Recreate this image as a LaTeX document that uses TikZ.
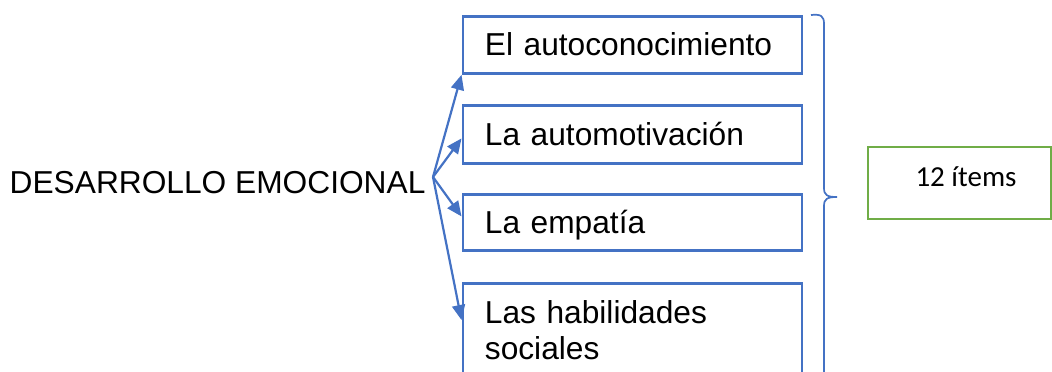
\documentclass[tikz,border=0pt]{standalone}
\usepackage{fontspec}
\setmainfont{Liberation Sans}
\newfontfamily\calibri{Carlito}
\usetikzlibrary{arrows.meta,calc}
\definecolor{wordblue}{HTML}{4472C4}
\definecolor{wordgreen}{HTML}{70AD47}
\begin{document}
\begin{tikzpicture}[x=1pt,y=-1pt,
  item/.style={draw=wordblue, line width=2.8pt, rectangle, text width=295pt,
    inner xsep=22pt, align=left, font=\fontsize{31.7}{36}\selectfont, anchor=north west},
  single/.style={minimum height=#1, text height=22pt, text depth=0pt, inner ysep=0pt},
  link/.style={draw=wordblue, line width=2.2pt, -{Triangle[length=15pt,width=13pt]}},
  bracepath/.style={draw=wordblue, line width=1.7pt},
  itemsbox/.style={draw=wordgreen, line width=2.5pt, minimum width=183pt, minimum height=72pt,
    inner sep=0pt, text height=19pt, text depth=13pt, font=\calibri\fontsize{29}{34}\selectfont}
 ]
\useasboundingbox (0,0) rectangle (1052,372);
\clip (0,0) rectangle (1052,372);

\node[anchor=base west, inner sep=0pt, font=\fontsize{31.7}{36}\selectfont] (main) at (9.5,193) {DESARROLLO EMOCIONAL};

\node[item, single=57pt] (box1) at (461.5,15) {El autoconocimiento};
\node[item, single=58pt] (box2) at (461.5,104) {La automotivación};
\node[item, single=56pt] (box3) at (461.5,193) {La empatía};
\node[item, inner ysep=17pt] (box4) at (461.5,282) {Las habilidades\\sociales\rule[-15pt]{0pt}{1pt}};

\coordinate (src) at (433,177);
\draw[link] (src) -- (box1.south west);
\draw[link] (src) -- ($(box2.west)+(0,4)$);
\draw[link] (src) -- ($(box3.west)+(0,-6)$);
\draw[link] (src) -- ($(box4.north west)+(0,38)$);

\coordinate (btop) at (811,15);
\coordinate (btip) at (837,197);
\coordinate (bbot) at (824,390);
\draw[bracepath] (btop) .. controls (821,14) and (824,16) .. (824,24) -- (824,188)
  .. controls (824,195) and (827,197) .. (btip)
  .. controls (827,197) and (824,199) .. (824,206) -- (bbot);

\node[itemsbox] (items) at (959.5,183) {\hspace*{13pt}12 ítems};
\end{tikzpicture}
\end{document}
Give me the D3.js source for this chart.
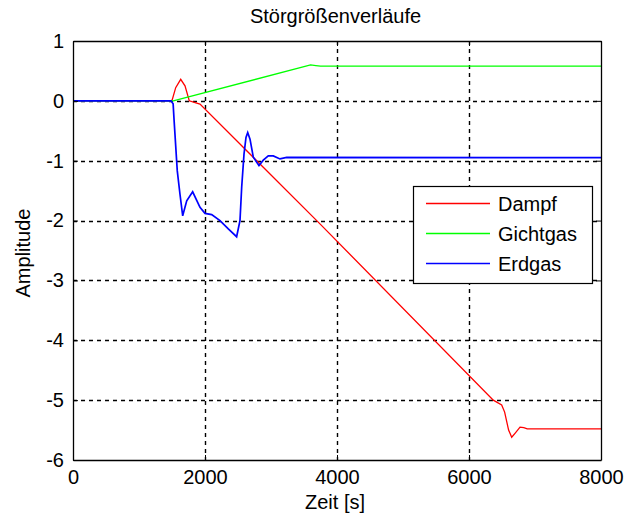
<!DOCTYPE html>
<html><head><meta charset="utf-8">
<script src="https://cdn.jsdelivr.net/npm/d3@7"></script>
<style>
html,body{margin:0;padding:0;background:#fff;}
text{font-family:Arial,"Liberation Sans",sans-serif;}
</style></head>
<body><svg id="c" width="624" height="517"></svg>
<script>
const titleText = "Störgrößenverläufe";
const xLabel = "Zeit [s]";
const yLabel = "Amplitude";
const xTicks = [0, 2000, 4000, 6000, 8000];
const yTicks = [1, 0, -1, -2, -3, -4, -5, -6];
const seriesNames = ["Dampf", "Gichtgas", "Erdgas"];
const seriesColors = ["#ff0000", "#00ff00", "#0000ff"];

const dampfT = [0,1490,1504,1556,1632,1697,1762,1850,1924,3742,6368,6495,6540,6600,6647,6700,6773,6830,6883,8000];
const dampfV = [0,0,0.02,0.22,0.36,0.25,0,-0.03,-0.055,-2.055,-5.0,-5.08,-5.2,-5.5,-5.62,-5.55,-5.45,-5.46,-5.48,-5.48];

const gichtT = [0,1520,3600,3680,3750,8000];
const gichtV = [0,0,0.6,0.59,0.58,0.58];

const erdT = [0,1485,1517,1532,1580,1621,1662,1723,1813,1924,2000,2101,2227,2353,2479,2530,2556,2591,2621,2647,2682,2732,2818,2883,2959,3035,3136,3237,8000];
const erdV = [0,0,-0.05,-0.33,-1.17,-1.56,-1.92,-1.67,-1.52,-1.78,-1.88,-1.9,-2.0,-2.14,-2.27,-2.0,-1.44,-0.89,-0.61,-0.53,-0.64,-0.94,-1.08,-0.99,-0.92,-0.92,-0.97,-0.945,-0.95];

const svg = d3.select("#c");
const L = 73, R = 601, T = 41, B = 460;
const x = d3.scaleLinear().domain([0, 8000]).range([L, R]);
const y = d3.scaleLinear().domain([-6, 1]).range([B, T]);

svg.append("rect").attr("width",624).attr("height",517).attr("fill","#fff");

// grid
const grid = svg.append("g").attr("stroke","#000").attr("stroke-width",1.4).attr("stroke-dasharray","4,4");
xTicks.slice(1,-1).forEach(t => grid.append("line").attr("x1",Math.round(x(t))+0.5).attr("x2",Math.round(x(t))+0.5).attr("y1",T).attr("y2",B));
yTicks.slice(1,-1).forEach(t => grid.append("line").attr("y1",Math.round(y(t))+0.5).attr("y2",Math.round(y(t))+0.5).attr("x1",L).attr("x2",R));

// series
const data = [[dampfT,dampfV],[gichtT,gichtV],[erdT,erdV]];
const line = d3.line().x(d => x(d[0])).y(d => y(d[1]));
data.forEach((s,i) => {
  const pts = s[0].map((t,j) => [t, s[1][j]]);
  svg.append("path").attr("d", line(pts)).attr("fill","none")
    .attr("stroke", seriesColors[i]).attr("stroke-width", i===2 ? 1.7 : 1.3);
});

// axes
const fmt = d => String(d);
function styleAxis(g){ g.selectAll("path").attr("stroke","#000"); g.selectAll("line").attr("stroke","#000"); g.selectAll("text").attr("fill","#000").style("font-family","Arial, 'Liberation Sans', sans-serif").style("font-size","20px"); }
svg.append("g").attr("transform",`translate(0,${B})`)
  .call(d3.axisBottom(x).tickValues(xTicks).tickFormat(fmt).tickSize(-5).tickSizeOuter(0).tickPadding(10)).call(styleAxis);
svg.append("g").attr("transform",`translate(${L},0)`)
  .call(d3.axisLeft(y).tickValues(yTicks).tickFormat(fmt).tickSize(-5).tickSizeOuter(0).tickPadding(9)).call(styleAxis);
svg.append("g").attr("transform",`translate(0,${T})`)
  .call(d3.axisTop(x).tickValues(xTicks).tickFormat("").tickSize(-5).tickSizeOuter(0)).call(styleAxis);
svg.append("g").attr("transform",`translate(${R},0)`)
  .call(d3.axisRight(y).tickValues(yTicks).tickFormat("").tickSize(-5).tickSizeOuter(0)).call(styleAxis);
svg.selectAll(".domain").attr("stroke-width",1.3);

// labels
svg.append("text").attr("x",335.5).attr("y",23).attr("text-anchor","middle").style("font-size","20px").text(titleText);
svg.append("text").attr("x",335).attr("y",509).attr("text-anchor","middle").style("font-size","20px").text(xLabel);
svg.append("text").attr("transform","translate(30,253) rotate(-90)").attr("text-anchor","middle").style("font-size","20px").text(yLabel);

// legend
const lg = svg.append("g");
lg.append("rect").attr("x",413.5).attr("y",186.5).attr("width",179).attr("height",97).attr("fill","#fff").attr("stroke","#000").attr("stroke-width",1.2);
seriesNames.forEach((n,i) => {
  const yy = 203.5 + i*30;
  lg.append("line").attr("x1",426).attr("x2",490).attr("y1",yy).attr("y2",yy).attr("stroke",seriesColors[i]).attr("stroke-width",1.4);
  lg.append("text").attr("x",498).attr("y",yy+7.5).style("font-size","20px").text(n);
});
</script></body></html>
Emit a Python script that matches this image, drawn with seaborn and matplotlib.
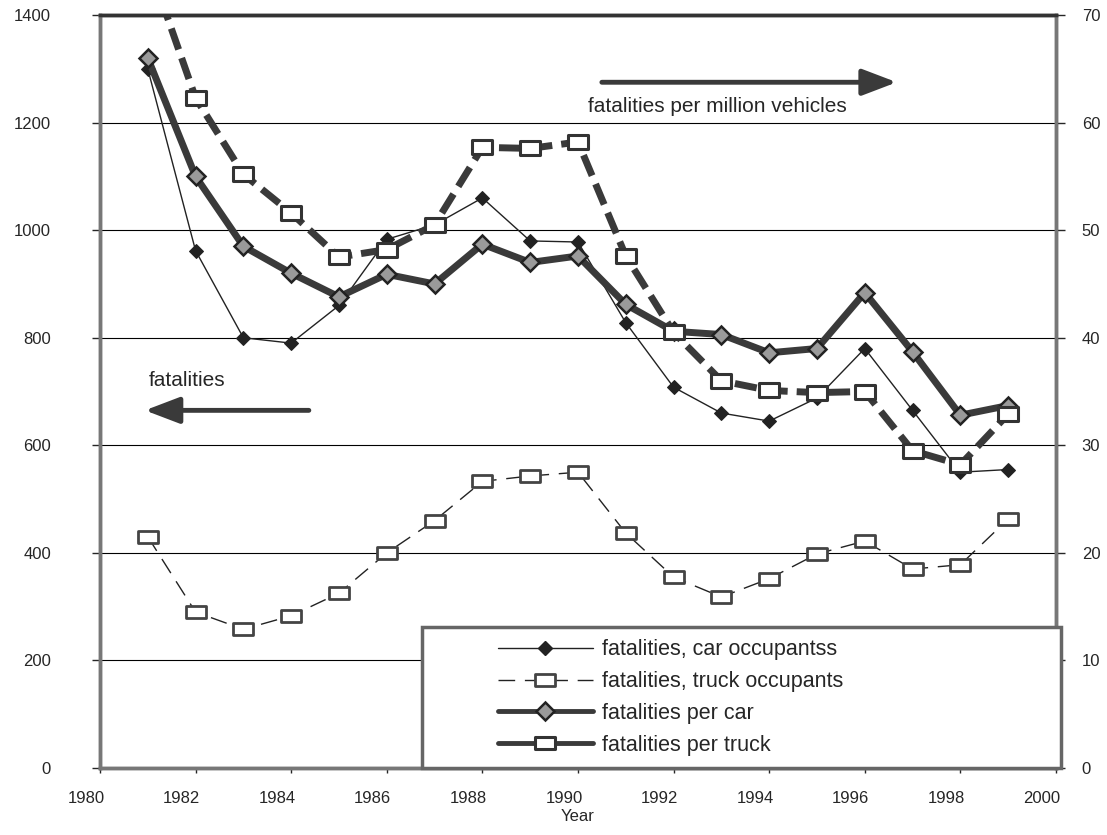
#!/usr/bin/env python3
import pandas as pd
import seaborn as sns
import matplotlib.pyplot as plt
from matplotlib.lines import Line2D
from matplotlib.patches import Rectangle
from matplotlib.path import Path
from matplotlib.transforms import ScaledTranslation

# data
years = list(range(1981, 2000))
car_occupants = [1300, 962, 800, 790, 860, 983, 1010, 1060, 980, 978,
                 828, 708, 660, 645, 688, 780, 665, 550, 555]
truck_occupants = [430, 290, 258, 283, 325, 400, 460, 533, 543, 550,
                   437, 355, 318, 352, 398, 422, 370, 378, 463]
per_car = [66.0, 55.0, 48.5, 46.0, 43.8, 45.9, 45.0, 48.7, 47.0, 47.6,
           43.1, 40.6, 40.3, 38.6, 39.0, 44.2, 38.7, 32.8, 33.7]
per_truck = [75.0, 62.3, 55.2, 51.6, 47.5, 48.2, 50.5, 57.7, 57.6, 58.2,
             47.6, 40.5, 36.0, 35.1, 34.9, 35.0, 29.5, 28.2, 32.9]
labels = ['fatalities, car occupantss', 'fatalities, truck occupants',
          'fatalities per car', 'fatalities per truck']

df = pd.DataFrame({'Year': years, 'car': car_occupants, 'truck': truck_occupants,
                   'per_car': per_car, 'per_truck': per_truck})

sns.set_style('white')
plt.rcParams['font.family'] = ['Liberation Sans', 'DejaVu Sans']

# wide box marker like the scanned original
rect = Path([(-1.5, -1), (1.5, -1), (1.5, 1), (-1.5, 1), (-1.5, -1)],
            [Path.MOVETO, Path.LINETO, Path.LINETO, Path.LINETO, Path.CLOSEPOLY])

fig = plt.figure(figsize=(11.07, 8.35), dpi=100)
ax = fig.add_axes([0.0903, 0.0802, 0.8636, 0.9018])
ax2 = ax.twinx()

dark = '#222222'
thick = '#3a3a3a'
thin_dash = (0, (12, 7))
thick_dash = (0, (3.2, 1.3))

# left axis: fatalities
sns.lineplot(data=df, x='Year', y='car', ax=ax, color=dark, lw=1,
             marker='D', markersize=7.5, markerfacecolor=dark, markeredgecolor=dark)
sns.lineplot(data=df, x='Year', y='truck', ax=ax, color=dark, lw=1,
             linestyle=thin_dash, marker=rect, markersize=14,
             markerfacecolor='white', markeredgecolor='#444', markeredgewidth=2)

# right axis: fatalities per million vehicles
sns.lineplot(data=df, x='Year', y='per_car', ax=ax2, color=thick, lw=5,
             marker='D', markersize=9.5, markerfacecolor='#9a9a9a',
             markeredgecolor=dark, markeredgewidth=1.8)
sns.lineplot(data=df, x='Year', y='per_truck', ax=ax2, color=thick, lw=5,
             linestyle=thick_dash, marker=rect, markersize=15,
             markerfacecolor='white', markeredgecolor='#333', markeredgewidth=2.2)

ax.set_xlim(1980, 2000)
ax.set_ylim(0, 1400)
ax2.set_ylim(0, 70)
ax.set_xticks(range(1980, 2001, 2))
ax.set_yticks(range(0, 1401, 200))
ax2.set_yticks(range(0, 71, 10))
ax.yaxis.grid(True, color='black', lw=0.8)
ax.set_axisbelow(True)
ax.set_xlabel('Year', fontsize=12, labelpad=2)
ax.set_ylabel('')
ax2.set_ylabel('')
ax.tick_params(axis='x', labelsize=12, direction='out', length=3.6, width=1,
               bottom=True, pad=13)
ax.tick_params(axis='y', labelsize=12, direction='out', length=5.8, width=1,
               left=True, pad=29.5)
ax2.tick_params(axis='y', labelsize=12, direction='out', length=6.5, width=1,
                right=True, pad=12)

# year labels sit a little left of their ticks in the original
shift = ScaledTranslation(-14 / 100, 0, fig.dpi_scale_trans)
for lab in ax.get_xticklabels():
    lab.set_transform(lab.get_transform() + shift)

for a in (ax, ax2):
    for name, s in a.spines.items():
        s.set_color('#333333' if name == 'top' else '#777777')
        s.set_linewidth(2.5)

# arrows and captions
arrow = dict(arrowstyle='-|>,head_length=2.1,head_width=0.8', mutation_scale=10,
             color='#3a3a3a', lw=3.5, shrinkA=0, shrinkB=0)
ax.annotate('', xy=(1996.67, 1275), xytext=(1990.5, 1275), arrowprops=arrow)
ax.text(1990.2, 1230, 'fatalities per million vehicles', fontsize=15,
        ha='left', va='center')
ax.annotate('', xy=(1980.94, 665), xytext=(1984.37, 665), arrowprops=arrow)
ax.text(1981.03, 721, 'fatalities', fontsize=15, ha='left', va='center')

# legend box
box = Rectangle((0.337, 0.0), 0.668, 0.187, transform=ax2.transAxes,
                facecolor='white', edgecolor='#666666', lw=2.5,
                clip_on=False, zorder=5)
ax2.add_patch(box)

handles = [
    Line2D([], [], color=dark, lw=1, marker='D', markersize=7, markerfacecolor=dark),
    Line2D([], [], color=dark, lw=1, linestyle=thin_dash, marker=rect, markersize=14,
           markerfacecolor='white', markeredgecolor='#444', markeredgewidth=2),
    Line2D([], [], color=thick, lw=3.5, marker='D', markersize=9.5,
           markerfacecolor='#9a9a9a', markeredgecolor=dark, markeredgewidth=1.8),
    Line2D([], [], color=thick, lw=3.5, marker=rect, markersize=14,
           markerfacecolor='white', markeredgecolor='#333', markeredgewidth=2.2),
]
leg = ax2.legend(handles, labels, loc='center left', bbox_to_anchor=(0.4163, 0.0936),
                 fontsize=15.5, handlelength=4.4, handletextpad=0.45,
                 labelspacing=0.5, borderpad=0, borderaxespad=0, frameon=False)
leg.set_zorder(10)

plt.savefig('out.png', dpi=100)
plt.close()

|---|

**WORK REQUIRED**: Exactly reproduce the lines from the line holding "Emit a Python" through the line holding "plt.rcParams['font.family'] = ['Liberation", and only those; pictures are to be left out.

**EXERCISE OUTPUT**:
Emit a Python script that matches this image, drawn with seaborn and matplotlib.
#!/usr/bin/env python3
import pandas as pd
import seaborn as sns
import matplotlib.pyplot as plt
from matplotlib.lines import Line2D
from matplotlib.patches import Rectangle
from matplotlib.path import Path
from matplotlib.transforms import ScaledTranslation

# data
years = list(range(1981, 2000))
car_occupants = [1300, 962, 800, 790, 860, 983, 1010, 1060, 980, 978,
                 828, 708, 660, 645, 688, 780, 665, 550, 555]
truck_occupants = [430, 290, 258, 283, 325, 400, 460, 533, 543, 550,
                   437, 355, 318, 352, 398, 422, 370, 378, 463]
per_car = [66.0, 55.0, 48.5, 46.0, 43.8, 45.9, 45.0, 48.7, 47.0, 47.6,
           43.1, 40.6, 40.3, 38.6, 39.0, 44.2, 38.7, 32.8, 33.7]
per_truck = [75.0, 62.3, 55.2, 51.6, 47.5, 48.2, 50.5, 57.7, 57.6, 58.2,
             47.6, 40.5, 36.0, 35.1, 34.9, 35.0, 29.5, 28.2, 32.9]
labels = ['fatalities, car occupantss', 'fatalities, truck occupants',
          'fatalities per car', 'fatalities per truck']

df = pd.DataFrame({'Year': years, 'car': car_occupants, 'truck': truck_occupants,
                   'per_car': per_car, 'per_truck': per_truck})

sns.set_style('white')
plt.rcParams['font.family'] = ['Liberation Sans', 'DejaVu Sans']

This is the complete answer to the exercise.